Fertiliser prices “ridiculous” but Queensland farmers prepare for bumper season

12 September 2022

Fertiliser prices in regional Queensland have been described as “ridiculous” but high rainfall and strong prices should still result in profitable crops for local growers, according to a University of Queensland study.   

The findings were observed during research for the annual socioeconomic indicators report on gas-field towns, a study led by Dr Kathy Witt from UQ’s Centre for Natural Gas that measures the impact of the coal seam gas sector on local communities.

Dr Witt said this was the first year they had asked about the price of fertiliser, which is produced with nitrogen derived from natural gas.

“For people in the Surat and Bowen Basins, there are huge synergies between the production of natural gas which occurs in the region, and the use of fertiliser to grow crops and feed cattle,” Dr Witt said.

“Since the invasion of Ukraine the global demand for energy has increased and gas prices have skyrocketed, which has pushed up the price of fertiliser and, in turn, what we eat.”

The socioeconomic indicators reports have been produced by the Centre for Natural Gas for almost a decade and represent the longest running project of its type in the region.

This year, reports were prepared for 10 Queensland gasfields communities and, for the first time, data was collected for Narrabri in northern New South Wales. 

“Importantly, the community has taken ownership of the reports and they see the value in determining, forensically, the changes that have occurred in association with the gas sector,” Dr Witt said.

The report indicates that the communities of Chinchilla and Moranbah are continuing to thrive with their district populations expected to reach 10,000 people by the end of the decade.  

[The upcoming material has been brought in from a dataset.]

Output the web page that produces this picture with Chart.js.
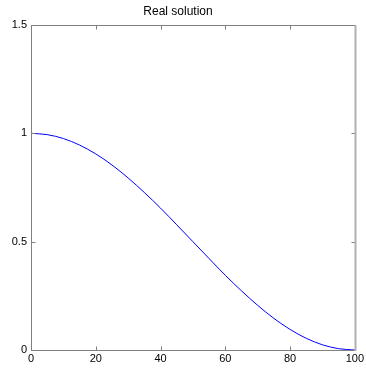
<!DOCTYPE html>
<html>
<head>
<meta charset="utf-8">
<script src="https://cdn.jsdelivr.net/npm/chart.js@4"></script>
<style>
  html, body { margin: 0; padding: 0; background: #fff; }
  #wrap { width: 366px; height: 369px; }
</style>
</head>
<body>
<div id="wrap"><canvas id="chart" width="366" height="369"></canvas></div>
<script>
// values
const xValues = [0, 5, 10, 15, 20, 25, 30, 35, 40, 45, 50, 55, 60, 65, 70, 75, 80, 85, 90, 95, 100];
const yValues = [1.0, 0.994, 0.976, 0.946, 0.905, 0.854, 0.794, 0.727, 0.655, 0.578, 0.5,
                 0.422, 0.345, 0.273, 0.206, 0.146, 0.095, 0.054, 0.024, 0.006, 0.0];
const xTicks = [0, 20, 40, 60, 80, 100];
const yTicks = [0, 0.5, 1, 1.5];

const tickFont = { family: 'Arial, "Liberation Sans", sans-serif', size: 11, weight: 'normal' };
const titleFont = { family: 'Arial, "Liberation Sans", sans-serif', size: 12, weight: 'normal' };

// box + inward tick marks like the matlab axes
const boxTicks = {
    id: 'boxTicks',
    afterDraw(chart) {
        const ctx = chart.ctx;
        const a = chart.chartArea;
        const xs = chart.scales.x, ys = chart.scales.y;
        const L = Math.round(a.left) + 0.5, R = Math.round(a.right) + 0.5;
        const T = Math.round(a.top) + 0.5, B = Math.round(a.bottom) + 0.5;
        ctx.save();
        ctx.strokeStyle = '#808080';
        ctx.lineWidth = 1;
        ctx.beginPath();
        xTicks.forEach(v => {
            const px = Math.round(xs.getPixelForValue(v)) + 0.5;
            ctx.moveTo(px, B); ctx.lineTo(px, B - 4);
            ctx.moveTo(px, T); ctx.lineTo(px, T + 4);
        });
        yTicks.forEach(v => {
            const py = Math.round(ys.getPixelForValue(v)) + 0.5;
            ctx.moveTo(L, py); ctx.lineTo(L + 4, py);
            ctx.moveTo(R, py); ctx.lineTo(R - 4, py);
        });
        ctx.moveTo(L, T); ctx.lineTo(R, T);
        ctx.moveTo(L, T); ctx.lineTo(L, B);
        ctx.lineTo(R, B);
        ctx.stroke();
        // right edge looks lighter and a bit heavier
        ctx.strokeStyle = '#b0b0b0';
        ctx.lineWidth = 2;
        ctx.beginPath();
        ctx.moveTo(R, T); ctx.lineTo(R, B);
        ctx.stroke();
        ctx.restore();
    }
};

new Chart(document.getElementById('chart'), {
    type: 'line',
    data: {
        datasets: [{
            data: xValues.map((x, i) => ({ x: x, y: yValues[i] })),
            borderColor: '#0000ff',
            borderWidth: 1,
            pointRadius: 0,
            cubicInterpolationMode: 'monotone',
            fill: false
        }]
    },
    options: {
        responsive: false,
        animation: false,
        layout: { padding: { left: 0, right: 10, top: 0, bottom: 0 } },
        plugins: {
            legend: { display: false },
            tooltip: { enabled: false },
            title: {
                display: true,
                text: 'Real solution',
                color: '#000',
                font: titleFont,
                padding: { top: 4, bottom: 6.6 }
            }
        },
        scales: {
            x: {
                type: 'linear',
                min: 0, max: 100,
                grid: { display: false, drawTicks: false },
                border: { display: false },
                ticks: { stepSize: 20, color: '#000', font: tickFont, padding: 2, maxRotation: 0 },
                afterFit(s) { s.height = 19; }
            },
            y: {
                min: 0, max: 1.5,
                grid: { display: false, drawTicks: false },
                border: { display: false },
                ticks: { stepSize: 0.5, color: '#000', font: tickFont, padding: 4,
                         callback: v => String(v) },
                afterFit(s) { s.width = 31; }
            }
        }
    },
    plugins: [boxTicks]
});
</script>
</body>
</html>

In Toowoomba, house prices in the east have surpassed the Brisbane average for the first time and house sales increased by 50% in 2021, which researchers attributed to more people working from home and commuting to the capital when required.

The number of businesses has continued to climb across gasfield communities, particularly in agriculture and construction sectors, with Tara and Wallumbilla (Roma region) recording their highest number of businesses ever in 2021. This was thought to be helped not only by the gas sector but also by high commodity prices and record rainfall in the region.

Despite a labour shortage in much of the country, unemployment rose sharply in Chinchilla and Dalby.